» **WHAT THE TASK ASKS**
Pictures are not part of the copy. Retype the lines from the first one through the line that contains "outliersOffline.forEach(v => outlierData.push([2, v]));".

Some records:
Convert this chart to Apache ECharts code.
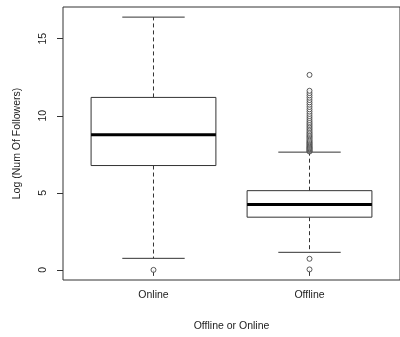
<!DOCTYPE html>
<html>
<head>
<meta charset="utf-8">
<script src="https://cdn.jsdelivr.net/npm/echarts@6/dist/echarts.min.js"></script>
<style>html,body{margin:0;padding:0;background:#fff}#c{width:400px;height:337px}</style>
</head>
<body>
<div id="c"></div>
<script>
const categories = ['Online', 'Offline'];
const minVals = [0.75, 1.14];
const q1Vals = [6.77, 3.42];
const medianVals = [8.77, 4.24];
const q3Vals = [11.19, 5.14];
const maxVals = [16.4, 7.64];
const outliersOnline = [0];
const outliersOffline = [0.03, 0.72, 7.68, 7.72, 7.78, 7.83, 7.88, 7.93, 7.98, 8.04, 8.1, 8.16, 8.22, 8.28, 8.35, 8.42, 8.5, 8.58, 8.66, 8.74, 8.82, 8.9, 9.0, 9.1, 9.2, 9.3, 9.4, 9.5, 9.6, 9.72, 9.85, 9.98, 10.12, 10.27, 10.42, 10.57, 10.72, 10.87, 11.02, 11.17, 11.32, 11.47, 11.62, 12.65];
const yTicks = [0, 5, 10, 15];
const xTicks = [1, 2];

const FONT = 'Liberation Sans, Arial, sans-serif';
const LINE = '#333';

const boxData = categories.map((c, i) => [i + 1, minVals[i], q1Vals[i], medianVals[i], q3Vals[i], maxVals[i]]);
const outlierData = [];
outliersOnline.forEach(v => outlierData.push([1, v]));
outliersOffline.forEach(v => outlierData.push([2, v]));

const chart = echarts.init(document.getElementById('c'), null, {renderer: 'canvas'});
chart.setOption({
  animation: false,
  backgroundColor: '#fff',
  grid: {left: 63, top: 7, width: 340, bottom: 56, show: true, borderColor: LINE, borderWidth: 1, backgroundColor: 'transparent'},
  xAxis: {
    type: 'value', min: 0.42, max: 2.58,
    name: 'Offline or Online', nameLocation: 'middle', nameGap: 41,
    nameTextStyle: {fontFamily: FONT, fontSize: 10.5, color: '#222'},
    axisLine: {show: false},
    splitLine: {show: false},
    axisTick: {show: true, length: 6, customValues: xTicks, lineStyle: {color: LINE}},
    axisLabel: {customValues: xTicks, formatter: v => categories[Math.round(v) - 1] || '', fontFamily: FONT, fontSize: 10.5, color: '#222', margin: 10}
  },
  yAxis: {
    type: 'value', min: -0.656, max: 17.056,
    name: 'Log (Num Of Followers)', nameLocation: 'middle', nameGap: 40,
    nameTextStyle: {fontFamily: FONT, fontSize: 10.5, color: '#222'},
    axisLine: {show: false},
    splitLine: {show: false},
    axisTick: {show: true, length: 6, customValues: yTicks, lineStyle: {color: LINE}},
    axisLabel: {customValues: yTicks, rotate: 90, fontFamily: FONT, fontSize: 10.5, color: '#222', margin: 14}
  },
  series: [
    {
      type: 'custom',
      data: boxData,
      encode: {x: 0, y: [1, 2, 3, 4, 5]},
      renderItem: function (params, api) {
        const x = api.value(0);
        const half = api.size([0.8, 0])[0] / 2;
        const capHalf = half / 2;
        const pMin = api.coord([x, api.value(1)]);
        const pQ1 = api.coord([x, api.value(2)]);
        const pMed = api.coord([x, api.value(3)]);
        const pQ3 = api.coord([x, api.value(4)]);
        const pMax = api.coord([x, api.value(5)]);
        const cx = pMed[0];
        return {
          type: 'group',
          children: [
            {type: 'line', shape: {x1: cx, y1: pQ3[1], x2: cx, y2: pMax[1]}, style: {stroke: LINE, lineWidth: 1, lineDash: [4, 3]}},
            {type: 'line', shape: {x1: cx, y1: pQ1[1], x2: cx, y2: pMin[1]}, style: {stroke: LINE, lineWidth: 1, lineDash: [4, 3]}},
            {type: 'line', shape: {x1: cx - capHalf, y1: pMax[1], x2: cx + capHalf, y2: pMax[1]}, style: {stroke: LINE, lineWidth: 1}},
            {type: 'line', shape: {x1: cx - capHalf, y1: pMin[1], x2: cx + capHalf, y2: pMin[1]}, style: {stroke: LINE, lineWidth: 1}},
            {type: 'rect', shape: {x: cx - half, y: pQ3[1], width: half * 2, height: pQ1[1] - pQ3[1]}, style: {fill: '#fff', stroke: LINE, lineWidth: 1}},
            {type: 'line', shape: {x1: cx - half, y1: pMed[1], x2: cx + half, y2: pMed[1]}, style: {stroke: '#000', lineWidth: 3}}
          ]
        };
      }
    },
    {
      type: 'scatter',
      data: outlierData,
      symbol: 'circle',
      symbolSize: 5,
      itemStyle: {color: '#fff', borderColor: LINE, borderWidth: 1}
    }
  ]
});
</script>
</body>
</html>
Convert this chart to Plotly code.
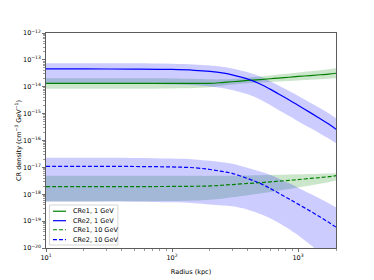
import plotly.graph_objects as go

# Radius (kpc)
radius = [10, 20, 50, 100, 150, 200, 250, 300, 400, 500, 600, 700, 850, 1000, 1250, 1500, 1750, 2000]

# log10 of CR density (cm^-3 GeV^-1)
cre1_1gev = [-13.877, -13.877, -13.877, -13.877, -13.877, -13.874, -13.844, -13.814, -13.766, -13.732,
             -13.703, -13.677, -13.647, -13.617, -13.584, -13.554, -13.528, -13.498]
cre1_1gev_hi = [-13.684, -13.684, -13.684, -13.691, -13.706, -13.725, -13.725, -13.710, -13.662, -13.621,
                -13.580, -13.546, -13.506, -13.468, -13.424, -13.383, -13.349, -13.312]
cre1_1gev_lo = [-14.071, -14.071, -14.071, -14.063, -14.048, -14.022, -13.963, -13.918, -13.870, -13.844,
                -13.825, -13.807, -13.788, -13.766, -13.744, -13.725, -13.706, -13.684]

cre2_1gev = [-13.338, -13.338, -13.342, -13.357, -13.387, -13.431, -13.487, -13.561, -13.717, -13.896,
             -14.089, -14.268, -14.491, -14.688, -14.963, -15.190, -15.387, -15.580]
cre2_1gev_hi = [-13.126, -13.126, -13.130, -13.145, -13.171, -13.208, -13.257, -13.320, -13.457, -13.617,
                -13.792, -13.952, -14.156, -14.335, -14.591, -14.799, -14.985, -15.171]
cre2_1gev_lo = [-13.896, -13.896, -13.900, -13.915, -13.944, -13.989, -14.045, -14.119, -14.283, -14.472,
                -14.677, -14.863, -15.086, -15.283, -15.539, -15.747, -15.926, -16.100]

cre1_10gev = [-17.714, -17.714, -17.714, -17.710, -17.703, -17.692, -17.666, -17.639, -17.599, -17.569,
              -17.539, -17.513, -17.483, -17.454, -17.413, -17.379, -17.346, -17.309]
cre1_10gev_hi = [-17.316, -17.316, -17.316, -17.316, -17.316, -17.316, -17.312, -17.309, -17.301, -17.294,
                 -17.286, -17.279, -17.268, -17.260, -17.245, -17.234, -17.227, -17.216]
cre1_10gev_lo = [-18.271, -18.271, -18.264, -18.249, -18.231, -18.201, -18.164, -18.115, -18.034, -17.970,
                 -17.915, -17.866, -17.807, -17.751, -17.677, -17.613, -17.550, -17.491]

cre2_10gev = [-16.963, -16.963, -16.967, -16.985, -17.015, -17.078, -17.152, -17.223, -17.420, -17.595,
              -17.781, -17.955, -18.178, -18.368, -18.628, -18.848, -19.045, -19.223]
cre2_10gev_hi = [-16.639, -16.639, -16.647, -16.669, -16.703, -16.758, -16.810, -16.866, -17.019, -17.156,
                 -17.279, -17.413, -17.595, -17.755, -17.985, -18.171, -18.331, -18.480]
cre2_10gev_lo = [-18.271, -18.271, -18.279, -18.301, -18.331, -18.379, -18.416, -18.450, -18.573, -18.736,
                 -18.896, -19.063, -19.305, -19.528, -19.881, -20.179, -20.457, -20.699]

x_tick_vals = [10, 100, 1000]
x_tick_text = ["10<sup>1</sup>", "10<sup>2</sup>", "10<sup>3</sup>"]
y_tick_exps = [-20, -19, -18, -17, -16, -15, -14, -13, -12]

legend_labels = ["CRe1, 1 GeV", "CRe2, 1 GeV", "CRe1, 10 GeV", "CRe2, 10 GeV"]

GREEN = "#008000"
BLUE = "#0000ff"
GREEN_FILL = "rgba(0,128,0,0.2)"
BLUE_FILL = "rgba(0,0,255,0.2)"
DASH = "4px,2px"


def lin(v):
    return [10 ** e for e in v]


fig = go.Figure()


def add_band(lo, hi, fill):
    fig.add_trace(go.Scatter(x=radius, y=lin(lo), mode="lines", line=dict(width=0, shape="spline"),
                             showlegend=False, hoverinfo="skip"))
    fig.add_trace(go.Scatter(x=radius, y=lin(hi), mode="lines", line=dict(width=0, shape="spline"),
                             fill="tonexty", fillcolor=fill, showlegend=False, hoverinfo="skip"))


add_band(cre1_1gev_lo, cre1_1gev_hi, GREEN_FILL)
add_band(cre2_1gev_lo, cre2_1gev_hi, BLUE_FILL)
add_band(cre1_10gev_lo, cre1_10gev_hi, GREEN_FILL)
add_band(cre2_10gev_lo, cre2_10gev_hi, BLUE_FILL)

series = [(cre1_1gev, GREEN, "solid"), (cre2_1gev, BLUE, "solid"),
          (cre1_10gev, GREEN, DASH), (cre2_10gev, BLUE, DASH)]
for (vals, col, dash), name in zip(series, legend_labels):
    fig.add_trace(go.Scatter(x=radius, y=lin(vals), mode="lines", name=name,
                             line=dict(color=col, width=1.2, dash=dash, shape="spline"),
                             showlegend=False))

# compact legend box (matplotlib style)
fig.add_shape(type="rect", xref="paper", yref="paper", x0=0.012, x1=0.248, y0=0.014, y1=0.2,
              line=dict(color="#cccccc", width=0.8), fillcolor="rgba(255,255,255,0.8)", layer="above")
ys = [0.171, 0.127, 0.085, 0.039]
for (vals, col, dash), name, yy in zip(series, legend_labels, ys):
    fig.add_shape(type="line", xref="paper", yref="paper", x0=0.024, x1=0.069, y0=yy, y1=yy,
                  line=dict(color=col, width=1.2, dash=dash), layer="above")
    fig.add_annotation(xref="paper", yref="paper", x=0.086, y=yy, text=name, showarrow=False,
                       xanchor="left", yanchor="middle", font=dict(size=6.5, color="#000000"))

axis_common = dict(type="log", showline=True, linecolor="#333333", linewidth=0.8, mirror=True,
                   ticks="outside", ticklen=3, tickwidth=0.7, tickcolor="#333333", showgrid=False,
                   zeroline=False, automargin=False, tickfont=dict(size=6.5, color="#000000"))

fig.update_xaxes(range=[1, 3.30103], tickvals=x_tick_vals, ticktext=x_tick_text,
                 minor=dict(ticks="outside", ticklen=1.8, tickwidth=0.5, tickcolor="#333333",
                            tickvals=[v * m for v in [10, 100, 1000] for m in range(2, 10) if v * m <= 2000]),
                 title=dict(text="Radius (kpc)", font=dict(size=6.5, color="#000000"), standoff=8),
                 **axis_common)
fig.update_yaxes(range=[-20, -12], tickvals=[10 ** e for e in y_tick_exps],
                 ticktext=["10<sup>\u2212%d</sup>" % (-e) for e in y_tick_exps],
                 minor=dict(ticks="outside", ticklen=1.8, tickwidth=0.5, tickcolor="#333333",
                            tickvals=[m * 10 ** e for e in y_tick_exps[:-1] for m in range(2, 10)]),
                 title=dict(text="CR density (cm<sup>\u22123</sup> GeV<sup>\u22121</sup>)",
                            font=dict(size=6.5, color="#000000"), standoff=0),
                 **axis_common)

fig.update_layout(template="none", width=374, height=280, margin=dict(l=46, r=38, t=33, b=32),
                  plot_bgcolor="white", paper_bgcolor="white",
                  font=dict(family="DejaVu Sans", size=6.5, color="#000000"), showlegend=False)

fig.write_html("out.html", config={"displayModeBar": False, "staticPlot": True},
               post_script="document.body.style.margin='0';")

» **TASK RESPONSE**
Convert this chart to Apache ECharts code.
<!DOCTYPE html>
<html>
<head>
<meta charset="utf-8">
<script src="https://cdn.jsdelivr.net/npm/echarts@6/dist/echarts.min.js"></script>
<style>html,body{margin:0;padding:0;background:#fff}#c{width:400px;height:337px}</style>
</head>
<body>
<div id="c"></div>
<script>
const categories = ['Online', 'Offline'];
const minVals = [0.75, 1.14];
const q1Vals = [6.77, 3.42];
const medianVals = [8.77, 4.24];
const q3Vals = [11.19, 5.14];
const maxVals = [16.4, 7.64];
const outliersOnline = [0];
const outliersOffline = [0.03, 0.72, 7.68, 7.72, 7.78, 7.83, 7.88, 7.93, 7.98, 8.04, 8.1, 8.16, 8.22, 8.28, 8.35, 8.42, 8.5, 8.58, 8.66, 8.74, 8.82, 8.9, 9.0, 9.1, 9.2, 9.3, 9.4, 9.5, 9.6, 9.72, 9.85, 9.98, 10.12, 10.27, 10.42, 10.57, 10.72, 10.87, 11.02, 11.17, 11.32, 11.47, 11.62, 12.65];
const yTicks = [0, 5, 10, 15];
const xTicks = [1, 2];

const FONT = 'Liberation Sans, Arial, sans-serif';
const LINE = '#333';

const boxData = categories.map((c, i) => [i + 1, minVals[i], q1Vals[i], medianVals[i], q3Vals[i], maxVals[i]]);
const outlierData = [];
outliersOnline.forEach(v => outlierData.push([1, v]));
outliersOffline.forEach(v => outlierData.push([2, v]));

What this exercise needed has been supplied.